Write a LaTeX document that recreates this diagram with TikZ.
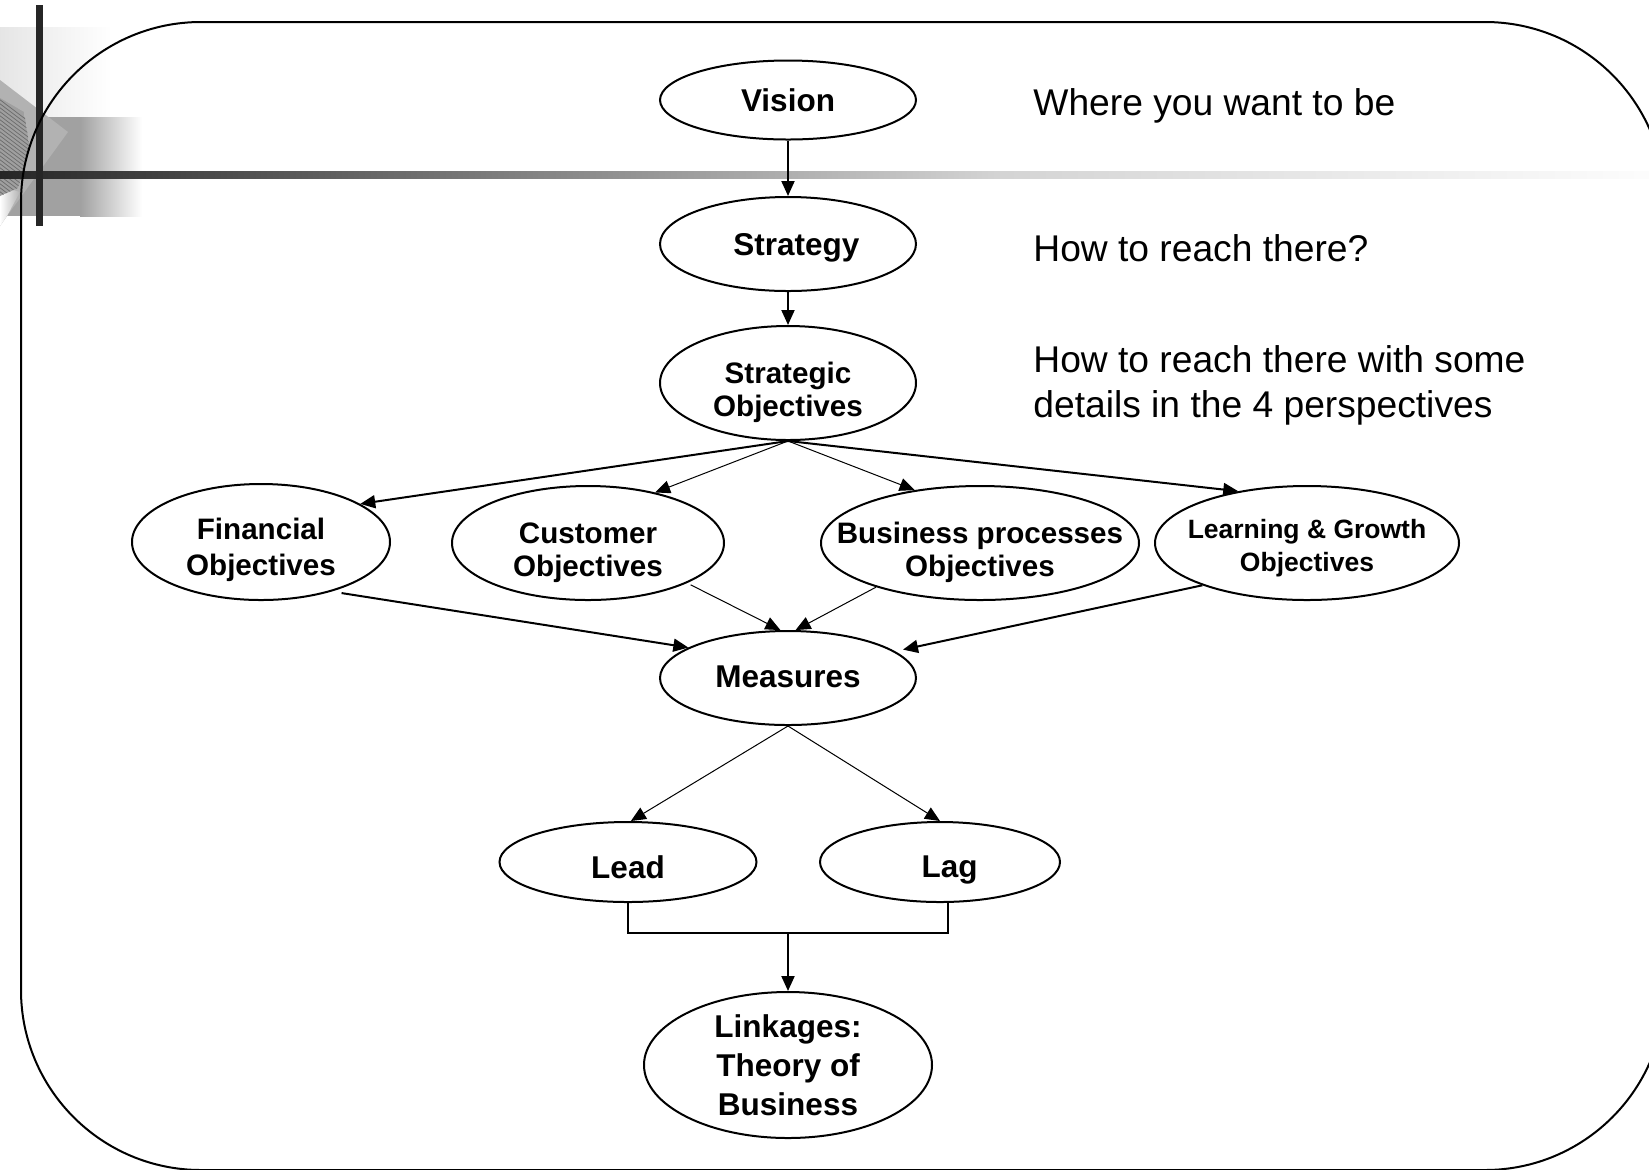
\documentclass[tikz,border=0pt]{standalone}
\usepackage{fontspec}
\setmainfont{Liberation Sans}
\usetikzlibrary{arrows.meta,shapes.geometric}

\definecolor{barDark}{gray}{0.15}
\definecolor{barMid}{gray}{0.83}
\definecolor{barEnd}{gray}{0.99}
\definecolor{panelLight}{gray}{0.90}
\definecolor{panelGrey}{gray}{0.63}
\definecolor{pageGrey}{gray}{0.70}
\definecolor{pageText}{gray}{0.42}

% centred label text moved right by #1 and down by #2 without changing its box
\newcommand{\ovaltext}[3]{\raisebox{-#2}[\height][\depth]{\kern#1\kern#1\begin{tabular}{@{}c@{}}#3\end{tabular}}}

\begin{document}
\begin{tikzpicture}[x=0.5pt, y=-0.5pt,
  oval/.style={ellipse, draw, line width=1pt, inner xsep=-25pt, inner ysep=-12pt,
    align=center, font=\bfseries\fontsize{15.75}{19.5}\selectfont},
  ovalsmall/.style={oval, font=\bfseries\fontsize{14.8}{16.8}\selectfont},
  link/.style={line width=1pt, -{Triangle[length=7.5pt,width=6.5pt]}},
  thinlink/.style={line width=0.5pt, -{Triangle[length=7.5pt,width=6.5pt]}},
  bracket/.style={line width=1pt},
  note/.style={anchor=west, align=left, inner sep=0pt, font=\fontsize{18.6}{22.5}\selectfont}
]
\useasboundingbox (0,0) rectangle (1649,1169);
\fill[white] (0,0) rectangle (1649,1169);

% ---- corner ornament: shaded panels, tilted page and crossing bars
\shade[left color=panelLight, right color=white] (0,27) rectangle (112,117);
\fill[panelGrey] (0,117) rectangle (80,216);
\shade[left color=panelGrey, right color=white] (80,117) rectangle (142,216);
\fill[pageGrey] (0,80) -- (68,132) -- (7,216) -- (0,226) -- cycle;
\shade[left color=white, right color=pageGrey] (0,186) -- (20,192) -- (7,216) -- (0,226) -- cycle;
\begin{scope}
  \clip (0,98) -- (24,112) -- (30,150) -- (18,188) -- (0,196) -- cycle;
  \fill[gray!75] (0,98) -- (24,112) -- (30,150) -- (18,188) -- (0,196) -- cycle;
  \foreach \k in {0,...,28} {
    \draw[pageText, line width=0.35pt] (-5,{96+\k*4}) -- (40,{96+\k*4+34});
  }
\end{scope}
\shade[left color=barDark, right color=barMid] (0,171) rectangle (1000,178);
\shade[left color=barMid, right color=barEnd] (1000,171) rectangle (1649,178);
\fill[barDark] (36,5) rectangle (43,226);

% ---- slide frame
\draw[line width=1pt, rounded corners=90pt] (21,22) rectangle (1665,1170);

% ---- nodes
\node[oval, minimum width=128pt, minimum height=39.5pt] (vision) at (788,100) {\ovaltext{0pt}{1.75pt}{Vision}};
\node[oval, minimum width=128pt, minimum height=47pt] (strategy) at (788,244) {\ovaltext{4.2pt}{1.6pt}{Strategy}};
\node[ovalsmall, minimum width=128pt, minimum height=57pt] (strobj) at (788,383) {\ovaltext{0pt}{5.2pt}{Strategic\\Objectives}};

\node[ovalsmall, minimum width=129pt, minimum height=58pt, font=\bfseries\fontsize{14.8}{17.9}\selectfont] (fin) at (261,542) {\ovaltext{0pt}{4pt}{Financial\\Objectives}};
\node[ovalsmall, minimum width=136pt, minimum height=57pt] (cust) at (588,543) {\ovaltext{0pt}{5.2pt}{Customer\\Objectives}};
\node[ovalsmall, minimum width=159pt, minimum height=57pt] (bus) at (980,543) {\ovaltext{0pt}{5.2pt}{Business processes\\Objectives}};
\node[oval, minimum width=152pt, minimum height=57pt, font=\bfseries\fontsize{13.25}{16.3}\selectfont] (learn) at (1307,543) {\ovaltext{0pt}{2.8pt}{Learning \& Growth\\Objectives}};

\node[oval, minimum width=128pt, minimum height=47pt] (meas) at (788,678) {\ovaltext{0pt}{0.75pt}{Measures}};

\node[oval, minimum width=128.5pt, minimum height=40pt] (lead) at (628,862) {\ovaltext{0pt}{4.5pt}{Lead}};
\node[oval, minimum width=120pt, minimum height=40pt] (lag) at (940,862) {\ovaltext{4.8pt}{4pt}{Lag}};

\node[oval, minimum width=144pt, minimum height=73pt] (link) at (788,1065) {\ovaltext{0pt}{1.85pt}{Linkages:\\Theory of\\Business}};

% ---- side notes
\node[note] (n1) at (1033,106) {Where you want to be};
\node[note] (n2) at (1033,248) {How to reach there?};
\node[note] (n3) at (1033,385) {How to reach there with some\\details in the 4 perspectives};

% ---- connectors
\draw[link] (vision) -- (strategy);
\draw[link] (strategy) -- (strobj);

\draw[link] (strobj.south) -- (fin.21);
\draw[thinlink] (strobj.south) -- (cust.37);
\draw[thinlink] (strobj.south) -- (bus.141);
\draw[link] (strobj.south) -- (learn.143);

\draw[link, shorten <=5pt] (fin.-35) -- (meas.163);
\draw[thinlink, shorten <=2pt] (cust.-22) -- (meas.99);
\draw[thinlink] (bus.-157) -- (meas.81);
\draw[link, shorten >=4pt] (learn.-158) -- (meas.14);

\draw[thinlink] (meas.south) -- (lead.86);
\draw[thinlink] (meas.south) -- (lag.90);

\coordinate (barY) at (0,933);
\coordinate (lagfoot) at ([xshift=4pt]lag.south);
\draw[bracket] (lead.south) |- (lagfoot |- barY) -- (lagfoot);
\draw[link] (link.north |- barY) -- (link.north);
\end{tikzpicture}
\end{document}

_Task statement_: Copy the whole of the material above exactly, but not its images.

_Solution for this problem_:
Write a LaTeX document that recreates this diagram with TikZ.
\documentclass[tikz,border=0pt]{standalone}
\usepackage{fontspec}
\setmainfont{Liberation Sans}
\usetikzlibrary{arrows.meta,shapes.geometric}

\definecolor{barDark}{gray}{0.15}
\definecolor{barMid}{gray}{0.83}
\definecolor{barEnd}{gray}{0.99}
\definecolor{panelLight}{gray}{0.90}
\definecolor{panelGrey}{gray}{0.63}
\definecolor{pageGrey}{gray}{0.70}
\definecolor{pageText}{gray}{0.42}

% centred label text moved right by #1 and down by #2 without changing its box
\newcommand{\ovaltext}[3]{\raisebox{-#2}[\height][\depth]{\kern#1\kern#1\begin{tabular}{@{}c@{}}#3\end{tabular}}}

\begin{document}
\begin{tikzpicture}[x=0.5pt, y=-0.5pt,
  oval/.style={ellipse, draw, line width=1pt, inner xsep=-25pt, inner ysep=-12pt,
    align=center, font=\bfseries\fontsize{15.75}{19.5}\selectfont},
  ovalsmall/.style={oval, font=\bfseries\fontsize{14.8}{16.8}\selectfont},
  link/.style={line width=1pt, -{Triangle[length=7.5pt,width=6.5pt]}},
  thinlink/.style={line width=0.5pt, -{Triangle[length=7.5pt,width=6.5pt]}},
  bracket/.style={line width=1pt},
  note/.style={anchor=west, align=left, inner sep=0pt, font=\fontsize{18.6}{22.5}\selectfont}
]
\useasboundingbox (0,0) rectangle (1649,1169);
\fill[white] (0,0) rectangle (1649,1169);

% ---- corner ornament: shaded panels, tilted page and crossing bars
\shade[left color=panelLight, right color=white] (0,27) rectangle (112,117);
\fill[panelGrey] (0,117) rectangle (80,216);
\shade[left color=panelGrey, right color=white] (80,117) rectangle (142,216);
\fill[pageGrey] (0,80) -- (68,132) -- (7,216) -- (0,226) -- cycle;
\shade[left color=white, right color=pageGrey] (0,186) -- (20,192) -- (7,216) -- (0,226) -- cycle;
\begin{scope}
  \clip (0,98) -- (24,112) -- (30,150) -- (18,188) -- (0,196) -- cycle;
  \fill[gray!75] (0,98) -- (24,112) -- (30,150) -- (18,188) -- (0,196) -- cycle;
  \foreach \k in {0,...,28} {
    \draw[pageText, line width=0.35pt] (-5,{96+\k*4}) -- (40,{96+\k*4+34});
  }
\end{scope}
\shade[left color=barDark, right color=barMid] (0,171) rectangle (1000,178);
\shade[left color=barMid, right color=barEnd] (1000,171) rectangle (1649,178);
\fill[barDark] (36,5) rectangle (43,226);

% ---- slide frame
\draw[line width=1pt, rounded corners=90pt] (21,22) rectangle (1665,1170);

% ---- nodes
\node[oval, minimum width=128pt, minimum height=39.5pt] (vision) at (788,100) {\ovaltext{0pt}{1.75pt}{Vision}};
\node[oval, minimum width=128pt, minimum height=47pt] (strategy) at (788,244) {\ovaltext{4.2pt}{1.6pt}{Strategy}};
\node[ovalsmall, minimum width=128pt, minimum height=57pt] (strobj) at (788,383) {\ovaltext{0pt}{5.2pt}{Strategic\\Objectives}};

\node[ovalsmall, minimum width=129pt, minimum height=58pt, font=\bfseries\fontsize{14.8}{17.9}\selectfont] (fin) at (261,542) {\ovaltext{0pt}{4pt}{Financial\\Objectives}};
\node[ovalsmall, minimum width=136pt, minimum height=57pt] (cust) at (588,543) {\ovaltext{0pt}{5.2pt}{Customer\\Objectives}};
\node[ovalsmall, minimum width=159pt, minimum height=57pt] (bus) at (980,543) {\ovaltext{0pt}{5.2pt}{Business processes\\Objectives}};
\node[oval, minimum width=152pt, minimum height=57pt, font=\bfseries\fontsize{13.25}{16.3}\selectfont] (learn) at (1307,543) {\ovaltext{0pt}{2.8pt}{Learning \& Growth\\Objectives}};

\node[oval, minimum width=128pt, minimum height=47pt] (meas) at (788,678) {\ovaltext{0pt}{0.75pt}{Measures}};

\node[oval, minimum width=128.5pt, minimum height=40pt] (lead) at (628,862) {\ovaltext{0pt}{4.5pt}{Lead}};
\node[oval, minimum width=120pt, minimum height=40pt] (lag) at (940,862) {\ovaltext{4.8pt}{4pt}{Lag}};

\node[oval, minimum width=144pt, minimum height=73pt] (link) at (788,1065) {\ovaltext{0pt}{1.85pt}{Linkages:\\Theory of\\Business}};

% ---- side notes
\node[note] (n1) at (1033,106) {Where you want to be};
\node[note] (n2) at (1033,248) {How to reach there?};
\node[note] (n3) at (1033,385) {How to reach there with some\\details in the 4 perspectives};

% ---- connectors
\draw[link] (vision) -- (strategy);
\draw[link] (strategy) -- (strobj);

\draw[link] (strobj.south) -- (fin.21);
\draw[thinlink] (strobj.south) -- (cust.37);
\draw[thinlink] (strobj.south) -- (bus.141);
\draw[link] (strobj.south) -- (learn.143);

\draw[link, shorten <=5pt] (fin.-35) -- (meas.163);
\draw[thinlink, shorten <=2pt] (cust.-22) -- (meas.99);
\draw[thinlink] (bus.-157) -- (meas.81);
\draw[link, shorten >=4pt] (learn.-158) -- (meas.14);

\draw[thinlink] (meas.south) -- (lead.86);
\draw[thinlink] (meas.south) -- (lag.90);

\coordinate (barY) at (0,933);
\coordinate (lagfoot) at ([xshift=4pt]lag.south);
\draw[bracket] (lead.south) |- (lagfoot |- barY) -- (lagfoot);
\draw[link] (link.north |- barY) -- (link.north);
\end{tikzpicture}
\end{document}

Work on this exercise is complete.